Considérant qu'il résulte de l'instruction que la réunion organisée par la mairie de Nogent avec des professionnels de la restauration, qui s'est tenue le 28 février 2008, avait pour objet d'examiner les conséquences sur l'exploitation des restaurants et débits de boissons de la commune de l'interdiction de fumer dans les lieux affectés à un usage collectif résultant du décret du 15 novembre 2006, dont les dispositions sont devenues applicables à ces établissements le 1er janvier 2008 ; que cette réunion d'information ne présente pas un caractère électoral ; que, par suite, les frais relatifs à son organisation ne présentent pas le caractère de dépenses électorales ;

Considérant, enfin, qu'il résulte de l'instruction que les frais de location d'une salle pour l'organisation d'une autre réunion, tenue le 19 février 2008, avec des professionnels de santé, ont été inscrits au compte de campagne de M. B ;

Considérant qu'il résulte de tout ce qui précède que M. B est fondé à soutenir que c'est à tort que, par le jugement du 25 septembre 2008, le tribunal administratif de Melun a annulé son élection en qualité de conseiller municipal et l'a déclaré inéligible pour une durée d'un an à compter du jour où ce jugement sera devenu définitif ; qu'il y a lieu, par voie de conséquence de l'annulation du jugement sur ce point, de valider l'élection de M. B ;

Considérant que les dispositions de l'article L. 761-1 du code de justice administrative font obstacle à ce que soit mis à la charge de M. B, qui n'est pas la partie perdante, dans la présente instance, le versement d'une somme au titre des frais exposés par M. C et non compris dans les dépens ; qu'il n'y a pas lieu, dans les circonstances de l'espèce, de faire droit aux conclusions présentées par M. B au même titre ;

D E C I D E :

--------------

Article 1er : Les motifs de la décision n° 322083 en date du 10 juillet 2009 du Conseil d'Etat statuant au contentieux sont complétés ainsi qu'il est indiqué par les motifs de la présente décision.

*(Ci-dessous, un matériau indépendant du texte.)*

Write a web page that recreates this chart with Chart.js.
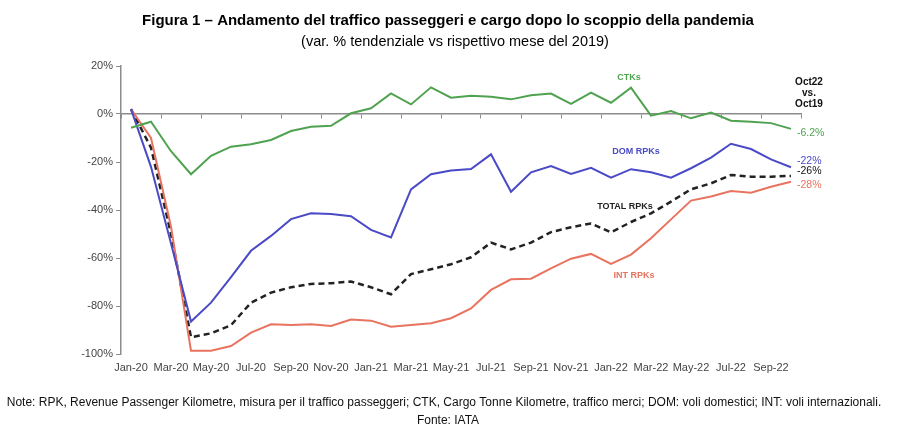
<!DOCTYPE html>
<html>
<head>
<meta charset="utf-8">
<script src="https://cdn.jsdelivr.net/npm/chart.js@4.4.0/dist/chart.umd.min.js"></script>
<style>
  html, body { margin: 0; padding: 0; background: #fff; }
  #wrap { width: 900px; height: 446px; }
</style>
</head>
<body>
<div id="wrap"><canvas id="trafficChart" width="900" height="446"></canvas></div>
<script>
const months = [
  'Jan-20', 'Feb-20', 'Mar-20', 'Apr-20', 'May-20', 'Jun-20', 'Jul-20', 'Aug-20', 'Sep-20', 'Oct-20', 'Nov-20', 'Dec-20',
  'Jan-21', 'Feb-21', 'Mar-21', 'Apr-21', 'May-21', 'Jun-21', 'Jul-21', 'Aug-21', 'Sep-21', 'Oct-21', 'Nov-21', 'Dec-21',
  'Jan-22', 'Feb-22', 'Mar-22', 'Apr-22', 'May-22', 'Jun-22', 'Jul-22', 'Aug-22', 'Sep-22', 'Oct-22'
];

const ctk = [-5.7, -3.2, -15.5, -25.1, -17.4, -13.6, -12.6, -10.8, -7.1, -5.3, -4.9, 0.3,
  2.4, 8.6, 4.0, 11.1, 6.8, 7.6, 7.2, 6.1, 7.8, 8.5, 4.2, 8.9,
  4.7, 11.0, -0.7, 1.2, -1.8, 0.6, -2.8, -3.2, -3.8, -6.2];

const domRpk = [2, -22, -54, -86.5, -78.6, -68, -57, -50.8, -43.8, -41.4, -41.7, -42.6,
  -48.3, -51.4, -31.4, -25.1, -23.5, -22.9, -16.8, -32.4, -24.3, -21.7, -25, -22.4,
  -26.5, -23, -24.3, -26.5, -22.6, -18.2, -12.4, -14.6, -18.9, -22.2];

const totalRpk = [2, -14, -50, -93, -91.4, -88, -78.6, -74.4, -72.2, -70.8, -70.5, -69.8,
  -72.2, -75.1, -66.7, -64.7, -62.6, -59.7, -53.6, -56.4, -53.6, -49.2, -47.2, -45.6,
  -49.3, -45, -41.4, -36.5, -31.4, -28.9, -25.4, -26.1, -26.1, -25.8];

const intRpk = [2, -10, -47, -98.6, -98.6, -96.7, -91.1, -87.6, -87.9, -87.6, -88.3, -85.6,
  -86.1, -88.6, -87.9, -87.2, -85.1, -81, -73.3, -68.9, -68.6, -64.3, -60.3, -58.3,
  -62.5, -58.6, -51.8, -43.9, -36.1, -34.4, -32.1, -32.8, -30.3, -28.2];

const endLabels = ['-6.2%', '-22%', '-26%', '-28%'];

const GREEN = '#4fa24f';
const BLUE = '#4a4ac6';
const RED = '#e8735f';
const AXIS = '#8c8c8c';

Chart.defaults.font.family = '"Liberation Sans", Arial, sans-serif';

// titles, series names and notes
const textPlugin = {
  id: 'texts',
  afterDraw(chart) {
    const ctx = chart.ctx;
    const xs = chart.scales.x;
    const ys = chart.scales.y;
    ctx.save();
    ctx.textAlign = 'center';
    ctx.textBaseline = 'middle';
    ctx.fillStyle = '#000';
    ctx.font = 'bold 15px "Liberation Sans", Arial, sans-serif';
    ctx.fillText('Figura 1 \u2013 Andamento del traffico passeggeri e cargo dopo lo scoppio della pandemia', 448, 21);
    ctx.font = '14.5px "Liberation Sans", Arial, sans-serif';
    ctx.fillText('(var. % tendenziale vs rispettivo mese del 2019)', 455, 42);

    // series names
    ctx.font = 'bold 9px "Liberation Sans", Arial, sans-serif';
    const names = [
      ['CTKs', GREEN, 24.9, 15],
      ['DOM RPKs', BLUE, 25.25, -15.8],
      ['TOTAL RPKs', '#222', 24.7, -38.7],
      ['INT RPKs', RED, 25.15, -67.5]
    ];
    names.forEach(n => {
      ctx.fillStyle = n[1];
      ctx.fillText(n[0], xs.getPixelForValue(0) + n[2] * (xs.getPixelForValue(1) - xs.getPixelForValue(0)), ys.getPixelForValue(n[3]));
    });

    // right side comparison
    ctx.fillStyle = '#111';
    ctx.font = 'bold 10px "Liberation Sans", Arial, sans-serif';
    ctx.fillText('Oct22', 809, 82);
    ctx.fillText('vs.', 809, 93);
    ctx.fillText('Oct19', 809, 104);

    ctx.textAlign = 'left';
    ctx.font = '10.5px "Liberation Sans", Arial, sans-serif';
    const endColors = [GREEN, BLUE, '#111', RED];
    const endY = [-8, -19.5, -24, -29.5];
    endLabels.forEach((t, i) => {
      ctx.fillStyle = endColors[i];
      ctx.fillText(t, 797, ys.getPixelForValue(endY[i]));
    });

    // notes
    ctx.textAlign = 'center';
    ctx.fillStyle = '#111';
    ctx.font = '12px "Liberation Sans", Arial, sans-serif';
    ctx.fillText('Note: RPK, Revenue Passenger Kilometre, misura per il traffico passeggeri; CTK, Cargo Tonne Kilometre, traffico merci; DOM: voli domestici; INT: voli internazionali.', 444, 403);
    ctx.fillText('Fonte: IATA', 448, 421);
    ctx.restore();
  }
};

const lineData = {
  labels: months,
  datasets: [
    { label: 'CTKs', data: ctk, borderColor: GREEN, borderWidth: 2, xAxisID: 'x' },
    { label: 'DOM RPKs', data: domRpk, borderColor: BLUE, borderWidth: 2, xAxisID: 'x' },
    { label: 'INT RPKs', data: intRpk, borderColor: RED, borderWidth: 2, xAxisID: 'x' },
    { label: 'TOTAL RPKs', data: totalRpk, borderColor: '#222', borderWidth: 2.5, borderDash: [6, 4], xAxisID: 'x' }
  ]
};

const lineConfig = {
  type: 'line',
  data: lineData,
  plugins: [textPlugin],
  options: {
    responsive: false,
    animation: false,
    devicePixelRatio: 1,
    layout: { padding: { left: 0, right: 99, top: 66, bottom: 62 } },
    elements: {
      point: { radius: 0 },
      line: { tension: 0, fill: false }
    },
    scales: {
      x: {
        type: 'category',
        position: 'bottom',
        offset: true,
        grid: { display: false },
        border: { display: false },
        ticks: {
          autoSkip: false,
          maxRotation: 0,
          padding: -1,
          color: '#444',
          font: { size: 11 },
          callback: function (val, i) { return i % 2 === 0 ? this.getLabelForValue(val) : ''; }
        },
        afterFit(scale) { scale.height = 30; }
      },
      x0: {
        type: 'category',
        labels: months,
        position: { y: 0 },
        offset: true,
        ticks: { display: false },
        grid: {
          offset: true,
          drawOnChartArea: false,
          drawTicks: true,
          tickLength: 4,
          color: c => (c.index === undefined || c.index % 2 === 0) ? AXIS : 'rgba(0,0,0,0)'
        },
        border: { display: true, color: AXIS, width: 1.5 }
      },
      y: {
        min: -100,
        max: 20,
        ticks: {
          stepSize: 20,
          padding: 3,
          color: '#444',
          font: { size: 11 },
          callback: v => v + '%'
        },
        grid: { drawOnChartArea: false, drawTicks: true, tickLength: 5, color: AXIS },
        border: { color: AXIS, width: 1.5 },
        afterFit(scale) { scale.width = 121; }
      }
    },
    plugins: {
      legend: { display: false },
      title: { display: false },
      tooltip: { enabled: false }
    }
  }
};

new Chart(document.getElementById('trafficChart'), lineConfig);
</script>
</body>
</html>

Article 2 : Le surplus des conclusions de la requête en rectification d'erreur matérielle de M. C est rejeté.

Article 3 : Les conclusions de M. B tendant à l'application des dispositions de l'article L. 761-1 du code de justice administrative sont rejetées.

Article 4 : La présente décision sera notifiée à M. Dominique C, à M. Jacques B, à M. Jean-René A, à Mme Oummou E, à M. Stéphane D et au ministre de l'intérieur, de l'outre-mer et des collectivités territoriales.


Synthèse
Formation : 2ème et 7ème sous-sections réunies
Numéro d'arrêt : 332015
Date de la décision : 02/04/2010
Type d'affaire : Administrative
Type de recours : Rectif. d'erreur matérielle

Analyses

54-08-05-02 PROCÉDURE. VOIES DE RECOURS. RECOURS EN RECTIFICATION D'ERREUR MATÉRIELLE. RECEVABILITÉ. - EXISTENCE - JUGE D'APPEL AYANT OMIS, DANS LE CADRE DE L'EFFET DÉVOLUTIF DE L'APPEL, DE SE PRONONCER SUR LE MÉRITE DES AUTRES MOYENS SOULEVÉS DEVANT LES PREMIERS JUGES [RJ1].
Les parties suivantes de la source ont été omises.